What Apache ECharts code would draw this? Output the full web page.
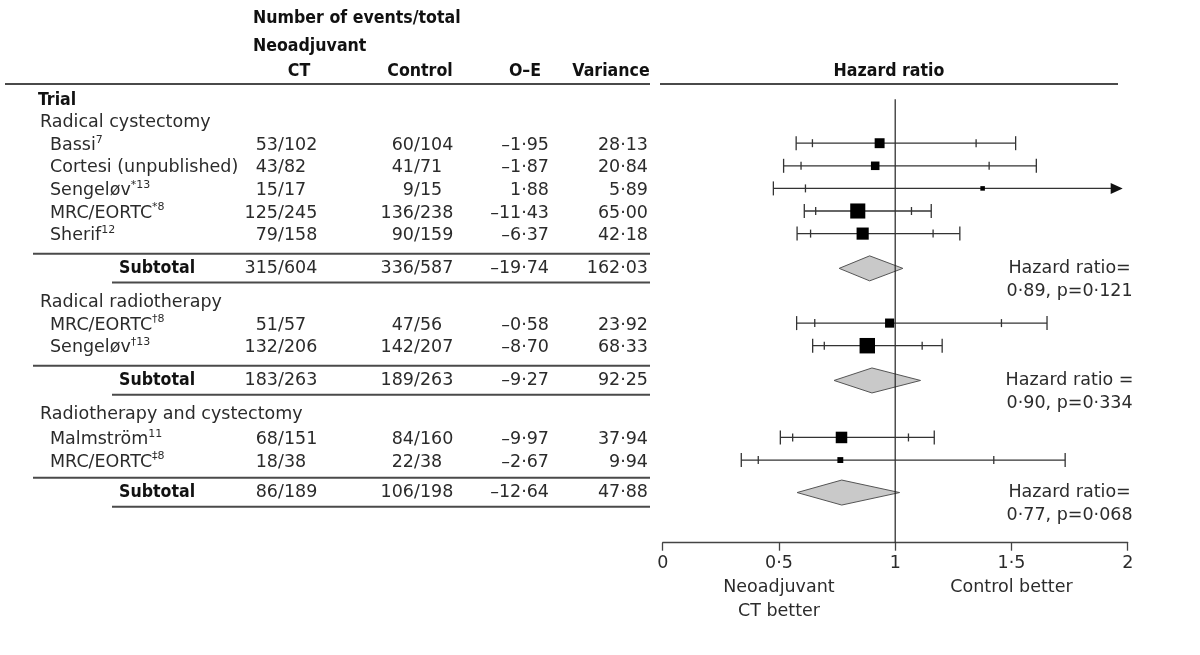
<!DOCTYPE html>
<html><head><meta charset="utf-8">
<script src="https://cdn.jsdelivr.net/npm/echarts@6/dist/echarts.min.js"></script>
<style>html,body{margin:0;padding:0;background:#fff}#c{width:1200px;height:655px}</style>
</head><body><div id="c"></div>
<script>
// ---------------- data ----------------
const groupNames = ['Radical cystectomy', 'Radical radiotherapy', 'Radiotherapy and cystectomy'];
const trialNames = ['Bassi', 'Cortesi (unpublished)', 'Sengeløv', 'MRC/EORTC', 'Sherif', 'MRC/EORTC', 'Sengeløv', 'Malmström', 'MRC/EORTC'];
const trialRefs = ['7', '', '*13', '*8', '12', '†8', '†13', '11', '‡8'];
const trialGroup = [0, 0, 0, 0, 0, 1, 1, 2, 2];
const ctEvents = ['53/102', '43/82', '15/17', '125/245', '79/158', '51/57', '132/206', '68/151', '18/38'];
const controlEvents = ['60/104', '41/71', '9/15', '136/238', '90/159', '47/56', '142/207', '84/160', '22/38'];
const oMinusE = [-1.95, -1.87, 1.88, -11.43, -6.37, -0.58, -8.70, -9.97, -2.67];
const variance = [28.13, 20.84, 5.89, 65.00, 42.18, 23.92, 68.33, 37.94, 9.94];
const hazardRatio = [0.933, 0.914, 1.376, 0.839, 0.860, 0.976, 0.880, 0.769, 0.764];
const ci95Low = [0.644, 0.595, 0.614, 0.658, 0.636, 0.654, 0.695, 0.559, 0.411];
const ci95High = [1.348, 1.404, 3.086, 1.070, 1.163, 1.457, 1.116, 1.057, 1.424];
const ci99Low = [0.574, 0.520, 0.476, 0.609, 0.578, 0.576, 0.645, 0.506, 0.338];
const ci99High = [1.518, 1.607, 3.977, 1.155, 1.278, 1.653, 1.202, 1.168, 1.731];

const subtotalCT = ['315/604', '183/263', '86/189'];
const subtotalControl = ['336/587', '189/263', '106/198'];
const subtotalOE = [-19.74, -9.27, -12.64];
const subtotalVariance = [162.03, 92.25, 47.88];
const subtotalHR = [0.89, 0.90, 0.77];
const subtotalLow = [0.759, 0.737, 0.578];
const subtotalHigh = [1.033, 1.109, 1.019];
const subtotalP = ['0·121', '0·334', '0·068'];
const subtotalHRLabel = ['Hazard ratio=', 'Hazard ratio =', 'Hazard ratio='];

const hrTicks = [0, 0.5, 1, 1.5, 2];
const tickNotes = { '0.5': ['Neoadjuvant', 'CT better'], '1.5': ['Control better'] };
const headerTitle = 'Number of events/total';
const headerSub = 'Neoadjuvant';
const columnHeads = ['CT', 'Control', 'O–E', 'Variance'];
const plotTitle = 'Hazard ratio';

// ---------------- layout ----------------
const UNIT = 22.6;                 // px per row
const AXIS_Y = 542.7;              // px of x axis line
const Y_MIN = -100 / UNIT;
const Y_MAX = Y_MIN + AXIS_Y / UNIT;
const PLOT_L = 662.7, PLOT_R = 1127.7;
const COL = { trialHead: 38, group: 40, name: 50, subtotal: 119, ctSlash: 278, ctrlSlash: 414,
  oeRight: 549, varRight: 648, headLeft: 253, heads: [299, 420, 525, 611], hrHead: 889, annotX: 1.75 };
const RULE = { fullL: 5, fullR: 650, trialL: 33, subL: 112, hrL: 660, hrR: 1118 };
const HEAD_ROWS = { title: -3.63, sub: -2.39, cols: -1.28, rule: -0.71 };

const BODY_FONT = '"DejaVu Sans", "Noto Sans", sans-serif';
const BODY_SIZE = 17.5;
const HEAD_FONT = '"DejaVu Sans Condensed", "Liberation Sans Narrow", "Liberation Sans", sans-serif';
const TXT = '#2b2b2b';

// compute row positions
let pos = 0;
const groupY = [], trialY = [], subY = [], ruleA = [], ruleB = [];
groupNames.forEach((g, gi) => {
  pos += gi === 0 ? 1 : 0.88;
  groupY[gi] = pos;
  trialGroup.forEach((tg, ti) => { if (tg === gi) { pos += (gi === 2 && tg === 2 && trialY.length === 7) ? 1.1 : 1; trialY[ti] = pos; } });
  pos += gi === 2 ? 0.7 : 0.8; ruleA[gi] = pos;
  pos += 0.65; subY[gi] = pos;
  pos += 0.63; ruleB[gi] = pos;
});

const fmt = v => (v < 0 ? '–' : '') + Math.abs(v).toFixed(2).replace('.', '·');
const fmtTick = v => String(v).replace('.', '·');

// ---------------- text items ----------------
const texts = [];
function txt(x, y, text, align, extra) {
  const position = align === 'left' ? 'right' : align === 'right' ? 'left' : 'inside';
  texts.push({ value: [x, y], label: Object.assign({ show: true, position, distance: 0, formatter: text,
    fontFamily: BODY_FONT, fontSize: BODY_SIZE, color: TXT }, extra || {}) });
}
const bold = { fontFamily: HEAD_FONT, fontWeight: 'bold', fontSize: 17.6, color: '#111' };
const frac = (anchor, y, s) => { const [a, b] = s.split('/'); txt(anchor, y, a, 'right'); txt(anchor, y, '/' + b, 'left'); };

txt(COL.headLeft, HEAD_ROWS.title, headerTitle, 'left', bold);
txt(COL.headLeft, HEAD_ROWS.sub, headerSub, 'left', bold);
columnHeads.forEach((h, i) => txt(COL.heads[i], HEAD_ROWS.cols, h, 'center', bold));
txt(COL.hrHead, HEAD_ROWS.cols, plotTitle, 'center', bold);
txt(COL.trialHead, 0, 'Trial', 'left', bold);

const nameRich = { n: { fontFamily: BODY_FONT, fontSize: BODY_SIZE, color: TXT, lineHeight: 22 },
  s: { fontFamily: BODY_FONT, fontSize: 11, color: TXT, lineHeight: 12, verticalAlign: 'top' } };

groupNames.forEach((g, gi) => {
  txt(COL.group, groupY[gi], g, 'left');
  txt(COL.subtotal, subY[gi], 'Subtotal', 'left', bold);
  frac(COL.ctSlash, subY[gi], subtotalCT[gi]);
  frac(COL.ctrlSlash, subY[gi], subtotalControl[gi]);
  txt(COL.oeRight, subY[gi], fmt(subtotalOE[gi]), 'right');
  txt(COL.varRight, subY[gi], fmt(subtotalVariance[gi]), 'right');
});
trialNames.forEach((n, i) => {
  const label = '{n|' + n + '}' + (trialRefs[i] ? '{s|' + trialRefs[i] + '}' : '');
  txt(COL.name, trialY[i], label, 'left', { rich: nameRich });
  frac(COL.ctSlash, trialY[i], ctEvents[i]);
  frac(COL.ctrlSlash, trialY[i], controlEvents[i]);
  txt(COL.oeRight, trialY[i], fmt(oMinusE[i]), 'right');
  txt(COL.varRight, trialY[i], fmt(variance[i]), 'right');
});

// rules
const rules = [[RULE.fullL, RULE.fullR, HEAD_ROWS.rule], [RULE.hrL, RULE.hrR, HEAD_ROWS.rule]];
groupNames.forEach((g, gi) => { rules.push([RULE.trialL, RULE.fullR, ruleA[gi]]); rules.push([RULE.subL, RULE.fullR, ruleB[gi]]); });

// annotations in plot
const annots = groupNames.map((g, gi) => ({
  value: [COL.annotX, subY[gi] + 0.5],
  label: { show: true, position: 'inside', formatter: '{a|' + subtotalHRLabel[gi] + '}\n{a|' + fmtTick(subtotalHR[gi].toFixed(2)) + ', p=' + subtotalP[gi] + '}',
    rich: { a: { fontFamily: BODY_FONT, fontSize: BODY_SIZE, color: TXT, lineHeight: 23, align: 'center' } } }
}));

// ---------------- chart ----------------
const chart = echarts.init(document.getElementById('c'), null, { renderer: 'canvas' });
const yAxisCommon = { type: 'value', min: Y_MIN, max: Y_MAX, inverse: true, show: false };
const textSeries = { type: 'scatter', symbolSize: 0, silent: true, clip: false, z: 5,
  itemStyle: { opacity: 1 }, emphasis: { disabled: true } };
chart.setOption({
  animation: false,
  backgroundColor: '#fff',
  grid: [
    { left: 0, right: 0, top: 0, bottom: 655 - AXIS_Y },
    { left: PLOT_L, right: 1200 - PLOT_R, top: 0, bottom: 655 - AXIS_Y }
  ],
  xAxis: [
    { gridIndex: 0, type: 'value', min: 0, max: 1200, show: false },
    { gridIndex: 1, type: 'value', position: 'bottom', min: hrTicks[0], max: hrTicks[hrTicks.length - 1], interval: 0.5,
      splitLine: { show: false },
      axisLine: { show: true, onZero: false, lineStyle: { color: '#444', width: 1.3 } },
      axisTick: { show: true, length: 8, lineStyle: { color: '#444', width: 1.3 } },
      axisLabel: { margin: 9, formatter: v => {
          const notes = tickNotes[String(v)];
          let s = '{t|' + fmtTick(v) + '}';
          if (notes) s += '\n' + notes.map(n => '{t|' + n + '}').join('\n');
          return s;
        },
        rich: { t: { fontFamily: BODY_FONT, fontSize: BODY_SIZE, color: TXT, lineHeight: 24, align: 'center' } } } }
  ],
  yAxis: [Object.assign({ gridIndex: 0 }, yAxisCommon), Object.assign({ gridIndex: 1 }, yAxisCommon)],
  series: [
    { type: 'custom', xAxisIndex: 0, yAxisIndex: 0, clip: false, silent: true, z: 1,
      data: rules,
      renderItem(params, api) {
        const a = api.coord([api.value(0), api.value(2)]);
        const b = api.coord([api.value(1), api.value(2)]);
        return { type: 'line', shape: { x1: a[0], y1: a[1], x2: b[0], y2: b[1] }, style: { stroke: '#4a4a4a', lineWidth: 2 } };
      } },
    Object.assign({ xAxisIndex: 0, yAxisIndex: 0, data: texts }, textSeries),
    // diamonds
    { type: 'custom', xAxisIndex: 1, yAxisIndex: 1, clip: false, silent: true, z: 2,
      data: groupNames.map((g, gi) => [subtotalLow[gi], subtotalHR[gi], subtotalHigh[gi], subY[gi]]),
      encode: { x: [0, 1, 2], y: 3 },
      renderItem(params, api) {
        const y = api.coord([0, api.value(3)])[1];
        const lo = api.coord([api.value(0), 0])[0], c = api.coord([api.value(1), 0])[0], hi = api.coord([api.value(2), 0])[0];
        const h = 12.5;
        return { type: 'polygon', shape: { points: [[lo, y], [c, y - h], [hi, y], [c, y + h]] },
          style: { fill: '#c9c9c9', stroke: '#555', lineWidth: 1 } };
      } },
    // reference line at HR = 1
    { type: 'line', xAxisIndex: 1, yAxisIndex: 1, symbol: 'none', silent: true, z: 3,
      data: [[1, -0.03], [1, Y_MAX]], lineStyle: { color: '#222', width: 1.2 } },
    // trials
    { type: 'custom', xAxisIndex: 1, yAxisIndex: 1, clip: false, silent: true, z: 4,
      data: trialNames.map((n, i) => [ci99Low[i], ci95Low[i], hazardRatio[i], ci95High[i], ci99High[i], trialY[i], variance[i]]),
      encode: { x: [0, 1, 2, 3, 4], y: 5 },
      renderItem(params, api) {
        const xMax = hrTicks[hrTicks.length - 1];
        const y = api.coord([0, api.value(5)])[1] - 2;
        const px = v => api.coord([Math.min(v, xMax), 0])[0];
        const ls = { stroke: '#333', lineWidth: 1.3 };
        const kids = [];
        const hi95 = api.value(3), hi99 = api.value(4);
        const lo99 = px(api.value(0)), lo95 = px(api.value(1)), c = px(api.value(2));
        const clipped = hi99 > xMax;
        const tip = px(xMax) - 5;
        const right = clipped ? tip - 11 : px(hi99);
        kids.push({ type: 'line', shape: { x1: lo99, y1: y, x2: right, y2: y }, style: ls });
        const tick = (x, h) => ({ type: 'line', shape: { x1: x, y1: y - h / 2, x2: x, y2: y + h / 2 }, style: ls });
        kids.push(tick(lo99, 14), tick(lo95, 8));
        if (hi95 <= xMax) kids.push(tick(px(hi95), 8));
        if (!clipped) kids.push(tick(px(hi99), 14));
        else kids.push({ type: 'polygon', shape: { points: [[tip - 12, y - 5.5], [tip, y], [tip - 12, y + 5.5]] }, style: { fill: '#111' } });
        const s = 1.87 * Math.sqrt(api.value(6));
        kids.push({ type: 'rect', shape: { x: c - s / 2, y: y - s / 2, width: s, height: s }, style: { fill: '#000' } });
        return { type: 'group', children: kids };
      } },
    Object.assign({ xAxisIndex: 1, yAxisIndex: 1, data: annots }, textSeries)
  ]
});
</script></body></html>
====
# Exercise task:
Reproduce the material above from its first line through the line containing "const subtotalHRLabel = ['Hazard", both ends included, and skip every picture.

# Written solution:
What Apache ECharts code would draw this? Output the full web page.
<!DOCTYPE html>
<html><head><meta charset="utf-8">
<script src="https://cdn.jsdelivr.net/npm/echarts@6/dist/echarts.min.js"></script>
<style>html,body{margin:0;padding:0;background:#fff}#c{width:1200px;height:655px}</style>
</head><body><div id="c"></div>
<script>
// ---------------- data ----------------
const groupNames = ['Radical cystectomy', 'Radical radiotherapy', 'Radiotherapy and cystectomy'];
const trialNames = ['Bassi', 'Cortesi (unpublished)', 'Sengeløv', 'MRC/EORTC', 'Sherif', 'MRC/EORTC', 'Sengeløv', 'Malmström', 'MRC/EORTC'];
const trialRefs = ['7', '', '*13', '*8', '12', '†8', '†13', '11', '‡8'];
const trialGroup = [0, 0, 0, 0, 0, 1, 1, 2, 2];
const ctEvents = ['53/102', '43/82', '15/17', '125/245', '79/158', '51/57', '132/206', '68/151', '18/38'];
const controlEvents = ['60/104', '41/71', '9/15', '136/238', '90/159', '47/56', '142/207', '84/160', '22/38'];
const oMinusE = [-1.95, -1.87, 1.88, -11.43, -6.37, -0.58, -8.70, -9.97, -2.67];
const variance = [28.13, 20.84, 5.89, 65.00, 42.18, 23.92, 68.33, 37.94, 9.94];
const hazardRatio = [0.933, 0.914, 1.376, 0.839, 0.860, 0.976, 0.880, 0.769, 0.764];
const ci95Low = [0.644, 0.595, 0.614, 0.658, 0.636, 0.654, 0.695, 0.559, 0.411];
const ci95High = [1.348, 1.404, 3.086, 1.070, 1.163, 1.457, 1.116, 1.057, 1.424];
const ci99Low = [0.574, 0.520, 0.476, 0.609, 0.578, 0.576, 0.645, 0.506, 0.338];
const ci99High = [1.518, 1.607, 3.977, 1.155, 1.278, 1.653, 1.202, 1.168, 1.731];

const subtotalCT = ['315/604', '183/263', '86/189'];
const subtotalControl = ['336/587', '189/263', '106/198'];
const subtotalOE = [-19.74, -9.27, -12.64];
const subtotalVariance = [162.03, 92.25, 47.88];
const subtotalHR = [0.89, 0.90, 0.77];
const subtotalLow = [0.759, 0.737, 0.578];
const subtotalHigh = [1.033, 1.109, 1.019];
const subtotalP = ['0·121', '0·334', '0·068'];
const subtotalHRLabel = ['Hazard ratio=', 'Hazard ratio =', 'Hazard ratio='];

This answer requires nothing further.